Дефицит публикаций российских авторов в иностранных научных журналах превратился в острую тему. Ее обсуждение подогрели относительно низкие позиции ведущих российских университетов в зарубежных рейтингах. Публикации и индекс цитируемости в англоязычных журналах - основной фактор нашего отставания. Можно спорить об объективности рейтингов, игнорировать их, составлять свои, играть составляющими индексов. Однако очевидного факта это не изменит: в зарубежной академической печати роль России в лучшем случае периферийна.
От проблем - к «Глобальной науке»
Наша страна не представлена в целом ряде дисциплин и направлений. А то, что печатается у нас на русском языке (особенно в гуманитарных науках), воспринимается за рубежом с большой долей скепсиса. Исключения из этого правила зачастую не перерастают в закономерность. За редкими русскими именами в журналах часто следует наименование зарубежного университета или исследовательского центра - постоянного места работы авторов.
С этим, казалось бы, частным вопросом связан большой пласт проблем. С одной стороны, речь идет о состоянии отечественных научных школ, способности дать новую информацию, решить научные или практические проблемы. С другой - о доступе к зарубежной литературе, академической дисциплине и способности писать на английском языке, а также выдержать довольно суровые требования зарубежных журналов.
Анализируя состояние дел в науке международных отношений (МО) и смежных дисциплинах, основной тезис сводится к тому, что периферийность нашей науки в зарубежной академической печати объясняется ее системными особенностями. Это проблема всей дисциплины, а не отдельных авторов, направлений или исследовательских институтов. А значит, ситуация вряд ли может быть исправлена мерами косметического и локального характера.
Появление этой статьи во многом связано с проектом «Глобальная наука», который запустил Российский совет по международным делам. Цель проекта - подготовка группы российских авторов к публикациям в зарубежных журналах. В ходе программы 18 молодых ученых-международников готовят свои статьи для последующей публикации. Сама по себе программа дает богатый социологический материал. Ее можно воспринимать как эксперимент, а заявки на участие (их было более сотни) и публикуемые материалы - как документальную базу. Это интересная фактологическая база, годная для обработки и последующих обобщений.
Проект «Глобальная наука» должен завершиться в конце 2013 года. На этой основе планируется подготовка большого аналитического материала и рекомендаций профильным ведомствам. Пока же я хотел бы коснуться проблемы с точки зрения состояния отечественной теории международных отношений (МО). Ведь в конечном итоге жизнеспособная теория во многом определяет востребованность научных школ в мире.

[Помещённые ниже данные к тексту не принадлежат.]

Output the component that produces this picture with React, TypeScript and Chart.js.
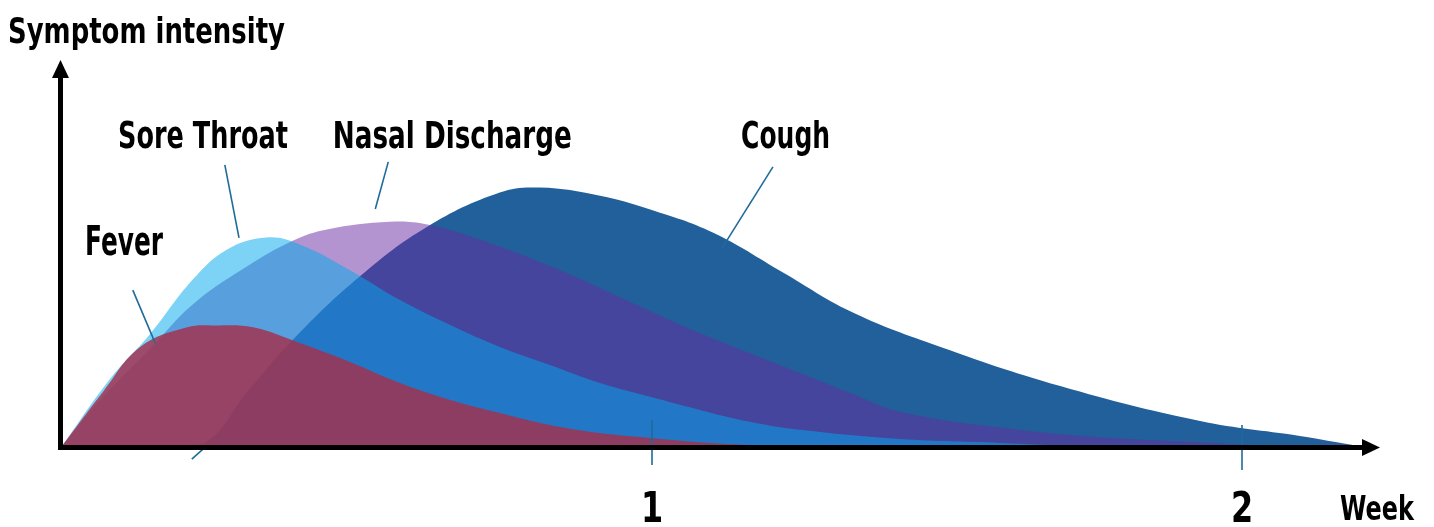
import React, { useEffect, useRef } from "react";
import { Chart, registerables } from "chart.js";

Chart.register(...registerables);

// ---- Data (x in weeks, y = symptom intensity, 0–100) ----
const feverWeeks = [0, 0.069, 0.132, 0.212, 0.259, 0.324, 0.403, 0.488, 0.573, 0.658, 0.742, 0.827, 0.912, 0.997, 1.081, 1.2];
const feverIntensity = [0, 14.0, 25.7, 30.9, 31.4, 30.9, 26.8, 21.9, 16.4, 12.0, 8.6, 5.5, 3.4, 2.1, 1.0, 0];

const soreThroatWeeks = [0, 0.081, 0.149, 0.222, 0.28, 0.347, 0.403, 0.488, 0.573, 0.658, 0.742, 0.827, 0.912, 0.997, 1.081, 1.166, 1.251, 1.42, 1.59, 1.708];
const soreThroatIntensity = [0, 17.4, 29.1, 43.4, 51.2, 54.3, 52.5, 45.8, 38.0, 31.5, 25.8, 21.1, 16.4, 12.8, 9.4, 6.3, 4.2, 1.8, 0.8, 0];

const nasalWeeks = [0, 0.069, 0.149, 0.222, 0.314, 0.392, 0.449, 0.556, 0.619, 0.708, 0.844, 0.968, 1.081, 1.195, 1.251, 1.336, 1.42, 1.61, 1.759, 1.929, 2.047];
const nasalIntensity = [0, 12.7, 25.2, 36.9, 46.8, 53.5, 56.4, 58.4, 57.7, 53.8, 45.8, 37.2, 29.4, 22.4, 19.0, 13.8, 8.9, 4.4, 2.3, 1.0, 0];

const coughWeeks = [0, 0.149, 0.239, 0.314, 0.392, 0.505, 0.619, 0.742, 0.81, 0.912, 0.997, 1.103, 1.222, 1.336, 1.476, 1.692, 1.929, 2.098, 2.197];
const coughIntensity = [0, 0.1, 0.5, 14.0, 27.8, 44.2, 57.1, 66.0, 67.3, 65.2, 61.6, 55.6, 45.2, 35.1, 26.5, 15.6, 6.5, 2.6, 0];

const seriesNames = ["Fever", "Sore Throat", "Nasal Discharge", "Cough"];
const xTickWeeks = [1, 2];
const xTickLabels = ["1", "2"];
const yAxisTitle = "Symptom intensity";
const xAxisTitle = "Week";

const zip = (xs: number[], ys: number[]) => xs.map((x, i) => ({ x, y: ys[i] }));

const FONT_FAMILY = '"DejaVu Sans", "Liberation Sans", sans-serif';
const LEADER = "#1f6b99";

// annotation geometry in data units (week, intensity); width = rendered text width (condensed look)
const seriesLabels = [
  { text: seriesNames[0], x: 0.039, y: 49.7, size: 41, width: 78, line: [[0.12, 40.6], [0.158, 26.8]] },
  { text: seriesNames[1], x: 0.095, y: 77.6, size: 38, width: 170, line: [[0.276, 73.2], [0.3, 54.2]] },
  { text: seriesNames[2], x: 0.459, y: 77.6, size: 38, width: 239, line: [[0.553, 74.0], [0.531, 61.7]] },
  { text: seriesNames[3], x: 1.151, y: 77.6, size: 38, width: 89, line: [[1.205, 72.7], [1.119, 51.6]] },
];

function drawText(ctx: CanvasRenderingContext2D, text: string, x: number, y: number, size: number, width: number | null, align: CanvasTextAlign) {
  ctx.save();
  ctx.font = `bold ${size}px ${FONT_FAMILY}`;
  ctx.textAlign = align;
  ctx.textBaseline = "alphabetic";
  const w = ctx.measureText(text).width;
  const sx = width ? width / w : 0.76;
  ctx.translate(x, y);
  ctx.scale(sx, 1);
  ctx.fillText(text, 0, 0);
  ctx.restore();
}

const decorations = {
  id: "decorations",
  afterDatasetsDraw(chart: any) {
    const { ctx } = chart;
    const xs = chart.scales.x;
    const ys = chart.scales.y;
    const px = (v: number) => xs.getPixelForValue(v);
    const py = (v: number) => ys.getPixelForValue(v);
    const x0 = px(0);
    const y0 = py(0);
    const yTop = py(100);
    const xEnd = px(xs.max);
    ctx.save();

    // leader lines
    ctx.strokeStyle = LEADER;
    ctx.lineWidth = 1.6;
    for (const l of seriesLabels) {
      ctx.beginPath();
      ctx.moveTo(px(l.line[0][0]), py(l.line[0][1]));
      ctx.lineTo(px(l.line[1][0]), py(l.line[1][1]));
      ctx.stroke();
    }
    ctx.beginPath();
    ctx.moveTo(px(0.22), py(-3.4));
    ctx.lineTo(px(0.239), py(-0.8));
    ctx.stroke();

    // week tick marks
    xTickWeeks.forEach((w, i) => {
      ctx.beginPath();
      ctx.moveTo(px(w), y0 - 26 + i * 5);
      ctx.lineTo(px(w), y0 + 19 + i * 5);
      ctx.stroke();
    });

    // axes
    ctx.fillStyle = "#000";
    ctx.fillRect(x0 - 4, yTop + 14, 5, y0 - yTop - 10);
    ctx.fillRect(x0 - 4, y0 - 1, xEnd - x0 - 13, 5);
    ctx.beginPath();
    ctx.moveTo(x0 - 1.5, yTop - 2);
    ctx.lineTo(x0 - 10, yTop + 16);
    ctx.lineTo(x0 + 7, yTop + 16);
    ctx.closePath();
    ctx.fill();
    ctx.beginPath();
    ctx.moveTo(xEnd, y0 + 1.5);
    ctx.lineTo(xEnd - 18, y0 - 7);
    ctx.lineTo(xEnd - 18, y0 + 10);
    ctx.closePath();
    ctx.fill();

    // text
    for (const l of seriesLabels) {
      drawText(ctx, l.text, px(l.x), py(l.y), l.size, l.width, "left");
    }
    drawText(ctx, yAxisTitle, 8, yTop - 19, 36, 277, "left");
    xTickWeeks.forEach((w, i) => drawText(ctx, xTickLabels[i], px(w), y0 + 76, 42, null, "center"));
    drawText(ctx, xAxisTitle, xEnd - 40, y0 + 74, 34, 74, "left");
    ctx.restore();
  },
};

export default function App() {
  const ref = useRef<HTMLCanvasElement | null>(null);
  useEffect(() => {
    if (!ref.current) return;
    const common = {
      fill: "origin",
      borderWidth: 0,
      borderColor: "transparent",
      pointRadius: 0,
      tension: 0.4,
    };
    const chart = new Chart(ref.current, {
      type: "line",
      data: {
        datasets: [
          { ...common, label: seriesNames[0], data: zip(feverWeeks, feverIntensity), backgroundColor: "rgba(162,50,80,0.845)" },
          { ...common, label: seriesNames[1], data: zip(soreThroatWeeks, soreThroatIntensity), backgroundColor: "rgba(2,170,236,0.515)" },
          { ...common, label: seriesNames[2], data: zip(nasalWeeks, nasalIntensity), backgroundColor: "rgba(103,41,161,0.5)" },
          { ...common, label: seriesNames[3], data: zip(coughWeeks, coughIntensity), backgroundColor: "rgb(34,96,155)" },
        ],
      },
      options: {
        animation: false,
        responsive: true,
        maintainAspectRatio: false,
        events: [],
        layout: { padding: { left: 62, top: 62, right: 54, bottom: 81 } },
        scales: {
          x: { type: "linear", min: 0, max: 1318 / 590, display: false },
          y: { type: "linear", min: 0, max: 100, display: false },
        },
        plugins: { legend: { display: false }, tooltip: { enabled: false } },
      },
      plugins: [decorations],
    });
    return () => chart.destroy();
  }, []);
  return (
    <div style={{ position: "fixed", left: 0, top: 0, width: 1434, height: 527, background: "#fff" }}>
      <canvas ref={ref} />
    </div>
  );
}
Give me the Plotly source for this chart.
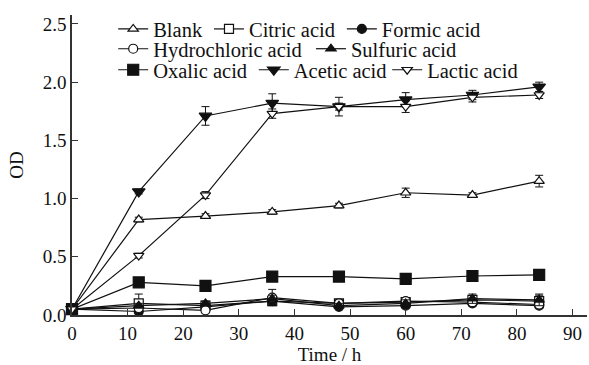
import plotly.graph_objects as go

time_h = [0, 12, 24, 36, 48, 60, 72, 84]

names = ["Blank", "Citric acid", "Formic acid", "Hydrochloric acid",
         "Sulfuric acid", "Oxalic acid", "Acetic acid", "Lactic acid"]

blank = [0.05, 0.82, 0.85, 0.885, 0.94, 1.05, 1.03, 1.15]
citric = [0.05, 0.10, 0.08, 0.12, 0.10, 0.11, 0.13, 0.12]
formic = [0.05, 0.03, 0.07, 0.12, 0.07, 0.08, 0.10, 0.08]
hydrochloric = [0.05, 0.06, 0.04, 0.15, 0.10, 0.12, 0.11, 0.09]
sulfuric = [0.05, 0.08, 0.10, 0.14, 0.08, 0.10, 0.14, 0.13]
oxalic = [0.05, 0.28, 0.25, 0.33, 0.33, 0.31, 0.335, 0.345]
acetic = [0.05, 1.06, 1.71, 1.82, 1.79, 1.85, 1.89, 1.96]
lactic = [0.05, 0.51, 1.03, 1.73, 1.79, 1.79, 1.87, 1.89]

blank_err = [0.0, 0.02, 0.02, 0.02, 0.02, 0.04, 0.02, 0.05]
citric_err = [0.0, 0.08, 0.02, 0.03, 0.03, 0.03, 0.03, 0.05]
formic_err = [0.0, 0.02, 0.02, 0.03, 0.02, 0.02, 0.02, 0.02]
hydrochloric_err = [0.0, 0.02, 0.02, 0.07, 0.03, 0.03, 0.03, 0.03]
sulfuric_err = [0.0, 0.02, 0.02, 0.03, 0.02, 0.03, 0.04, 0.05]
oxalic_err = [0.0, 0.02, 0.02, 0.03, 0.03, 0.02, 0.04, 0.02]
acetic_err = [0.0, 0.02, 0.08, 0.08, 0.08, 0.06, 0.04, 0.04]
lactic_err = [0.0, 0.02, 0.03, 0.04, 0.03, 0.05, 0.04, 0.03]

series = [blank, citric, formic, hydrochloric, sulfuric, oxalic, acetic, lactic]
errors = [blank_err, citric_err, formic_err, hydrochloric_err, sulfuric_err,
          oxalic_err, acetic_err, lactic_err]
symbols = ["triangle-up", "square", "circle", "circle", "triangle-up",
           "square", "triangle-down", "triangle-down"]
filled = [False, False, True, False, True, True, True, False]
sizes = [9, 9, 9, 9, 9, 11, 11, 9]

# legend entry positions (paper coords): three rows like the reference
legend_x = [0.080, 0.266, 0.524, 0.080, 0.464, 0.080, 0.353, 0.612]
legend_y = [0.953, 0.953, 0.953, 0.887, 0.887, 0.817, 0.817, 0.817]

font = "Liberation Serif"
fs = 20.5

fig = go.Figure()
layout_legends = {}
for i, (name, ys, err, sym, fl, sz) in enumerate(zip(names, series, errors, symbols,
                                                      filled, sizes)):
    lg = "legend" if i == 0 else f"legend{i + 1}"
    fig.add_trace(go.Scatter(
        x=time_h, y=ys, name=name, mode="lines+markers",
        line=dict(color="#111", width=1.2),
        marker=dict(symbol=sym, size=sz, color="#111" if fl else "white",
                    line=dict(color="#111", width=1.2)),
        error_y=dict(type="data", array=err, visible=True, color="#111",
                     thickness=1, width=4),
        cliponaxis=False, legend=lg, showlegend=True,
    ))
    layout_legends[lg] = dict(
        x=legend_x[i], y=legend_y[i], orientation="h",
        xanchor="left", yanchor="middle", bgcolor="rgba(0,0,0,0)",
        font=dict(family=font, size=fs, color="#111"), itemwidth=30,
    )

fig.update_layout(
    width=589, height=365, showlegend=True,
    margin=dict(l=72, r=2, t=15, b=50),
    paper_bgcolor="white", plot_bgcolor="white",
    font=dict(family=font, size=19, color="#111"),
    xaxis=dict(range=[0, 92.6], tickvals=list(range(0, 100, 10)),
               ticks="inside", ticklen=6, tickwidth=1.2, tickcolor="#333",
               showline=True, linecolor="#333", linewidth=1.5,
               showgrid=False, zeroline=False,
               tickfont=dict(family=font, size=19),
               title=dict(text="Time / h", standoff=7,
                          font=dict(family=font, size=19))),
    yaxis=dict(range=[0, 2.577], tickvals=[0, 0.5, 1.0, 1.5, 2.0, 2.5],
               ticktext=["0.0", "0.5", "1.0", "1.5", "2.0", "2.5"],
               ticks="inside", ticklen=6, tickwidth=1.2, tickcolor="#333",
               showline=True, linecolor="#333", linewidth=1.5,
               showgrid=False, zeroline=False,
               tickfont=dict(family=font, size=19),
               title=dict(text="OD", standoff=14,
                          font=dict(family=font, size=19))),
    **layout_legends,
)

fig.write_html("out.html")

Деструктивная роль идеологии
Советская наука МО во многом носила самодостаточный характер. Широкая представленность в западных журналах была почти невозможна в силу блокового противостояния. Но Советский Союз вполне успешно обходился и без западных журналов. Отечественный рынок знаний был огромен сам по себе, обслуживая амбициозную внешнюю политику. Кроме того, советская наука МО была во многом интернациональна. Она претендовала на роль глобального знания, небезуспешно конкурировала с западными моделями и была широко востребована за рубежом во всех сферах влияния СССР. Советский Союз выстроил свою «мировую» концептуальную систему. Будучи инициатором ее создания, наша страна по определению не могла находиться на периферии. Сегодня модно говорить о науке как об инструменте «мягкой силы». Очевидно, что Советский Союз широко использовал этот инструмент как в гуманитарной, так и технической сферах.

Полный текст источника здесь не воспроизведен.